Expenses reasonably incurred in the exercise of such rights and
powers shall be payable by the undersigned and form part of the indebtedness
secured hereunder as provided in Section 10.
So long as there exists no event of default under Section 8 of this
Agreement, the undersigned may exercise all shareholder voting rights and be
entitled to receive any cash distributions with respect to the Collateral.
Accordingly, until such time as an event of default occurs under this Agreement,
all shareholder meeting notices and other shareholder materials which the
Company receives with respect to the Collateral shall be delivered to the
undersigned at the address indicated below.
3. Duty to Deliver. Any Shares and any new, additional or different
securities which may now or hereafter become distributable with respect to the
Collateral by reason of a stock dividend, stock split or reclassification of the
capital stock of the Company or by reason of a merger, consolidation or other
reorganization affecting the capital structure of the Company shall, upon
receipt by the undersigned, be promptly delivered to and deposited with the
Company Secretary as part of the Collateral hereunder. Such securities shall be
accompanied by one or more properly endorsed stock power assignments.

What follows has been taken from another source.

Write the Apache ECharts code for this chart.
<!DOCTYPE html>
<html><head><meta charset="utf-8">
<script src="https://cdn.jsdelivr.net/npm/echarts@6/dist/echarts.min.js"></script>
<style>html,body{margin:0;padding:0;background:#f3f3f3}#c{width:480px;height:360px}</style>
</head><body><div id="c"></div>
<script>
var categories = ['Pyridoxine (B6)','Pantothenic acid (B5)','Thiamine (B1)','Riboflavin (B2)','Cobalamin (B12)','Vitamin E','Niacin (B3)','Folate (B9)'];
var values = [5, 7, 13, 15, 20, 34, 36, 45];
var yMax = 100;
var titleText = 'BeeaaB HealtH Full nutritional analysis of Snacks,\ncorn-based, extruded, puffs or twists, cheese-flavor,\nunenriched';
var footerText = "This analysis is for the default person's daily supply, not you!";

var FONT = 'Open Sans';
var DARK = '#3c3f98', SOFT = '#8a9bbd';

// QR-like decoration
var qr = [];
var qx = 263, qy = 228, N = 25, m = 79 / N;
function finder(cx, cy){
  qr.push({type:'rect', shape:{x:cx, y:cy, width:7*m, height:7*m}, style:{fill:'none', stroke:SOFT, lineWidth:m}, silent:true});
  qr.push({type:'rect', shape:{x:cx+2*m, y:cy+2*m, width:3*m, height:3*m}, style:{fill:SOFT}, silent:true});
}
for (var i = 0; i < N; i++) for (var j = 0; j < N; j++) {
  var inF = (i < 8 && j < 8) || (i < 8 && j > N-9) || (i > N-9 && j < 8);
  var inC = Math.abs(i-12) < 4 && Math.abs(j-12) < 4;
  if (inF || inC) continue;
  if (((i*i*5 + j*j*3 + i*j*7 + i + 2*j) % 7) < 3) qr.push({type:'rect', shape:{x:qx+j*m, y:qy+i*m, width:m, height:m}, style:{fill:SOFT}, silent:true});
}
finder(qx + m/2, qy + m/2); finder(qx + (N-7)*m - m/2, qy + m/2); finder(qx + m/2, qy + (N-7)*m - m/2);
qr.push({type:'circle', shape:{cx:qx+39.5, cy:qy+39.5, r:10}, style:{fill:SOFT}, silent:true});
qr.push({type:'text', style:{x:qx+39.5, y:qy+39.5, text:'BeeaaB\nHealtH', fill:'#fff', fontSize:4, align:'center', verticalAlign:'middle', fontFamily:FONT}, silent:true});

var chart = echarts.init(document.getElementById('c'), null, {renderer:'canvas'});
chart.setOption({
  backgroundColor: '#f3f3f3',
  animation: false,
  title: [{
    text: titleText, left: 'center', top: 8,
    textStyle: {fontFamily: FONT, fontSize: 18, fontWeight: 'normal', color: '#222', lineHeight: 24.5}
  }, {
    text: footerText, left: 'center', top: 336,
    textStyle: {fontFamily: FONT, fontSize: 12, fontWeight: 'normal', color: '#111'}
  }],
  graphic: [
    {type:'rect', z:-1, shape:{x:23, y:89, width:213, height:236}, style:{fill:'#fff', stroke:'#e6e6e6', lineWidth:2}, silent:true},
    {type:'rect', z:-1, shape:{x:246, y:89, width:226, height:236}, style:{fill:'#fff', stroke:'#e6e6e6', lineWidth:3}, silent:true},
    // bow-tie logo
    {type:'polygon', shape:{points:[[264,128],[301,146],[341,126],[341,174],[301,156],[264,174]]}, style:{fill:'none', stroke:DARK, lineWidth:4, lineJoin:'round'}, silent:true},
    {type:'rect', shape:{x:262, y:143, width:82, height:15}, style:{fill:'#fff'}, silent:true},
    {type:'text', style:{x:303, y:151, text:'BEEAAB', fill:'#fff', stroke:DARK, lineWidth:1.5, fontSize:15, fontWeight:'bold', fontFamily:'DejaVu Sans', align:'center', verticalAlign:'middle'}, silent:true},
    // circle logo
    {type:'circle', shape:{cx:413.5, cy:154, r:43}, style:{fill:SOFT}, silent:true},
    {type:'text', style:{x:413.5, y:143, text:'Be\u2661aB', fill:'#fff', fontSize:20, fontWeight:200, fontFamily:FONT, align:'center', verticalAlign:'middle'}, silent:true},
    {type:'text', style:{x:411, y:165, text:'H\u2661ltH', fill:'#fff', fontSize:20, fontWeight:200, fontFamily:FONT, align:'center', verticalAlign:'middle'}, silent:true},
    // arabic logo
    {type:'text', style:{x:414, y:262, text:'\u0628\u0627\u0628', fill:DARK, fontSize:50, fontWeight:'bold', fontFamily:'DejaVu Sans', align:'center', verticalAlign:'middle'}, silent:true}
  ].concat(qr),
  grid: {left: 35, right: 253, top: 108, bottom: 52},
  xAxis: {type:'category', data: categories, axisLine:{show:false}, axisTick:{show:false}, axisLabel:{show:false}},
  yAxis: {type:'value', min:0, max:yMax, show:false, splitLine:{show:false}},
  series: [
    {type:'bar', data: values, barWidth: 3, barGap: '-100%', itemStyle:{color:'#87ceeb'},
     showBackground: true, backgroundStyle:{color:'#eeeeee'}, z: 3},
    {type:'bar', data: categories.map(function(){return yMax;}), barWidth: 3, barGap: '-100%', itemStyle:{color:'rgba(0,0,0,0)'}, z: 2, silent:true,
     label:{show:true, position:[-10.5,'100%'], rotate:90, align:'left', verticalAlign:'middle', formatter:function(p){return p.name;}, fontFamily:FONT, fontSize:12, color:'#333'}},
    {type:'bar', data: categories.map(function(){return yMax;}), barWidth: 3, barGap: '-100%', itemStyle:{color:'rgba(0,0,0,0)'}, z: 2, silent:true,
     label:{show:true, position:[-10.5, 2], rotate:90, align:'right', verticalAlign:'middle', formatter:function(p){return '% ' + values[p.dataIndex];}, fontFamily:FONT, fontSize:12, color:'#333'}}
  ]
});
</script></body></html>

4. Care of Collateral. The Company shall exercise reasonable care in the
custody and preservation of the Collateral, but shall have no obligation to
initiate any action with respect to, or otherwise inform the undersigned of, any
conversion, call, exchange right, preemption right, subscription right, purchase
offer or other right or privilege relating to or affecting the Collateral. The
Company shall have no duty to preserve the rights of the undersigned against
adverse claims or to protect the Collateral against the possibility of a decline
in market value. The Company shall not be obligated to take any action with
respect to the Collateral requested by the undersigned unless the request is
made in writing and the Company determines that the requested action will not
unreasonably jeopardize the value of the Collateral as security for the Note and
other indebtedness secured hereunder.
The Company may at any time deliver all or part of the Collateral
to the undersigned, and the receipt thereof by the undersigned shall constitute
a complete and full acquittance for the Collateral so delivered. The Company
shall accordingly be discharged from any further liability or responsibility for
the delivered Collateral.
5. Payment of Taxes and Other Charges. The undersigned shall pay, prior
to the delinquency date, all taxes, liens, assessments and other charges against
the Collateral, and in the event of the undersigned's failure to do so, the
Company may at its election pay any or all of such taxes and charges without
contesting the validity of legality thereof. The payments so made shall become
part of the indebtedness secured hereunder and shall be payable immediately by
the undersigned, without demand, and until paid shall bear interest at the same
rate as provided for in the Note.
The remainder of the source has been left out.